* _PROBLEM TO SOLVE_:
Begin with the first line below and retype each line exactly through the line containing "(0,0) rectangle (1277,634);". Any pictures are to be left out.

* _RAW DATA_:
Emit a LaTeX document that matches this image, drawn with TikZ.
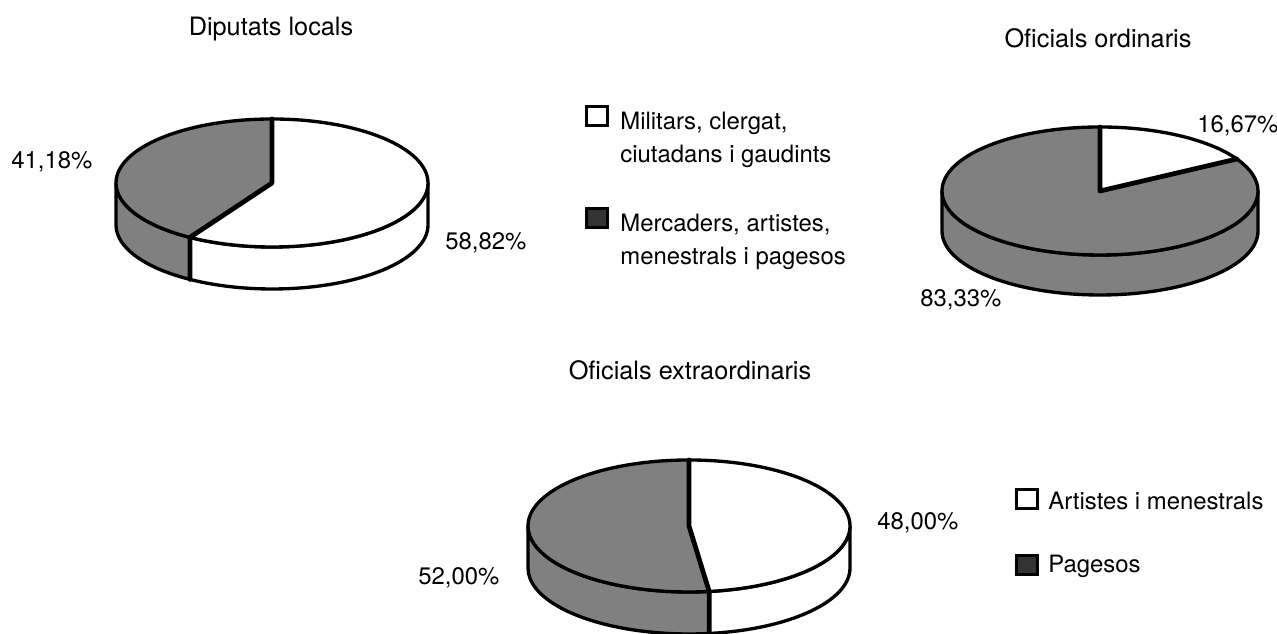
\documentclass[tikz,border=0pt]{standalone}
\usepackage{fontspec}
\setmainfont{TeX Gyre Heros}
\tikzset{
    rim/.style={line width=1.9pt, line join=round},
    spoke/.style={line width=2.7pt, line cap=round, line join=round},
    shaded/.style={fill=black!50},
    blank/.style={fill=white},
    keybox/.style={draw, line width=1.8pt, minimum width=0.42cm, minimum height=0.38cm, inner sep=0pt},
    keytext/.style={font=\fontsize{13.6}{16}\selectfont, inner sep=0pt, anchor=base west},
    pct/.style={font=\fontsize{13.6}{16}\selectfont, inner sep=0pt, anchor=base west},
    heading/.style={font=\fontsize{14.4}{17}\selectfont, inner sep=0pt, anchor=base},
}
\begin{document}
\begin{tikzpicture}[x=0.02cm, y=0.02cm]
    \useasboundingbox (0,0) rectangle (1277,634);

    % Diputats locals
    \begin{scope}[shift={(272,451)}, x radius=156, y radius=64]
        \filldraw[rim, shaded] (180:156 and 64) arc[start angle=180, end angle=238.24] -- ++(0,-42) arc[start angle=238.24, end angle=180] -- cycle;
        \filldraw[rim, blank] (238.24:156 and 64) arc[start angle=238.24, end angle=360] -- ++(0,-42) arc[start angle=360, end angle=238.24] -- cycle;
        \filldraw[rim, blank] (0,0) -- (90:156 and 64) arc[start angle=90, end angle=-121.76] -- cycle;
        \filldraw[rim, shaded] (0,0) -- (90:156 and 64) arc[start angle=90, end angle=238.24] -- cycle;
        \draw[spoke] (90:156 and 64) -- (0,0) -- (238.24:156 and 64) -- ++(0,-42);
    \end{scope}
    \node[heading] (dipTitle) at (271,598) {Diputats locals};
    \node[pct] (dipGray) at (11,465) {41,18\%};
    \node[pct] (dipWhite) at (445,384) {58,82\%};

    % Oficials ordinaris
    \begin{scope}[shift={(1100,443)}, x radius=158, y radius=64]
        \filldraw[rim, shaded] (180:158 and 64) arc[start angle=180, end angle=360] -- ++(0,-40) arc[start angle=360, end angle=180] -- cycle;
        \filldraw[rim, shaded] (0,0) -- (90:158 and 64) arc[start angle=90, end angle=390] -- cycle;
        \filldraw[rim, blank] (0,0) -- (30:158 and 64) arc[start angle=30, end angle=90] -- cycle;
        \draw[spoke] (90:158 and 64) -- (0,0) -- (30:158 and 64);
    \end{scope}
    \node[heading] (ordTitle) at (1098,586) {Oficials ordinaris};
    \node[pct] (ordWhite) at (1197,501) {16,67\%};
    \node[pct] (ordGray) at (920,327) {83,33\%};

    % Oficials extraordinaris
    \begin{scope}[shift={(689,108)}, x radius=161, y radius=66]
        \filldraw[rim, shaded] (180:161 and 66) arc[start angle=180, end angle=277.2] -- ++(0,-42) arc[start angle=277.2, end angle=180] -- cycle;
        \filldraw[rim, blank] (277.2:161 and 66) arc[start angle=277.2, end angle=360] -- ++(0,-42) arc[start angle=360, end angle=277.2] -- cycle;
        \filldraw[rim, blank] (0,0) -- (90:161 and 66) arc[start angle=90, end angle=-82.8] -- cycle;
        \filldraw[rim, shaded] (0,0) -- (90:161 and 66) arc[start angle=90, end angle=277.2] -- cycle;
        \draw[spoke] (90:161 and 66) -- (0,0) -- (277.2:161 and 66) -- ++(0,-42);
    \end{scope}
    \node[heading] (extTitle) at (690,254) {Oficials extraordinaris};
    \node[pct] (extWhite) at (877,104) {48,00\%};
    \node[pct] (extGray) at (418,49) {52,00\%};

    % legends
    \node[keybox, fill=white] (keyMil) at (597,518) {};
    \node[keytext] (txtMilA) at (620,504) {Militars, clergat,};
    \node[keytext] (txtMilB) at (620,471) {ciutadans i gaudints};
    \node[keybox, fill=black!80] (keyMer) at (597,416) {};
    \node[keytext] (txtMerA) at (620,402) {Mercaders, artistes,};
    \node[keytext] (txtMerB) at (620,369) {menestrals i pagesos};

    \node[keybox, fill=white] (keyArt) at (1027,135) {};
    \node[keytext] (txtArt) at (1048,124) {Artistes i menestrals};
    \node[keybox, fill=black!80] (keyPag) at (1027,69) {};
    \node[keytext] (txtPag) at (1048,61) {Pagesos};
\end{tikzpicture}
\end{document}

* _RESULT BELOW_:
Emit a LaTeX document that matches this image, drawn with TikZ.
\documentclass[tikz,border=0pt]{standalone}
\usepackage{fontspec}
\setmainfont{TeX Gyre Heros}
\tikzset{
    rim/.style={line width=1.9pt, line join=round},
    spoke/.style={line width=2.7pt, line cap=round, line join=round},
    shaded/.style={fill=black!50},
    blank/.style={fill=white},
    keybox/.style={draw, line width=1.8pt, minimum width=0.42cm, minimum height=0.38cm, inner sep=0pt},
    keytext/.style={font=\fontsize{13.6}{16}\selectfont, inner sep=0pt, anchor=base west},
    pct/.style={font=\fontsize{13.6}{16}\selectfont, inner sep=0pt, anchor=base west},
    heading/.style={font=\fontsize{14.4}{17}\selectfont, inner sep=0pt, anchor=base},
}
\begin{document}
\begin{tikzpicture}[x=0.02cm, y=0.02cm]
    \useasboundingbox (0,0) rectangle (1277,634);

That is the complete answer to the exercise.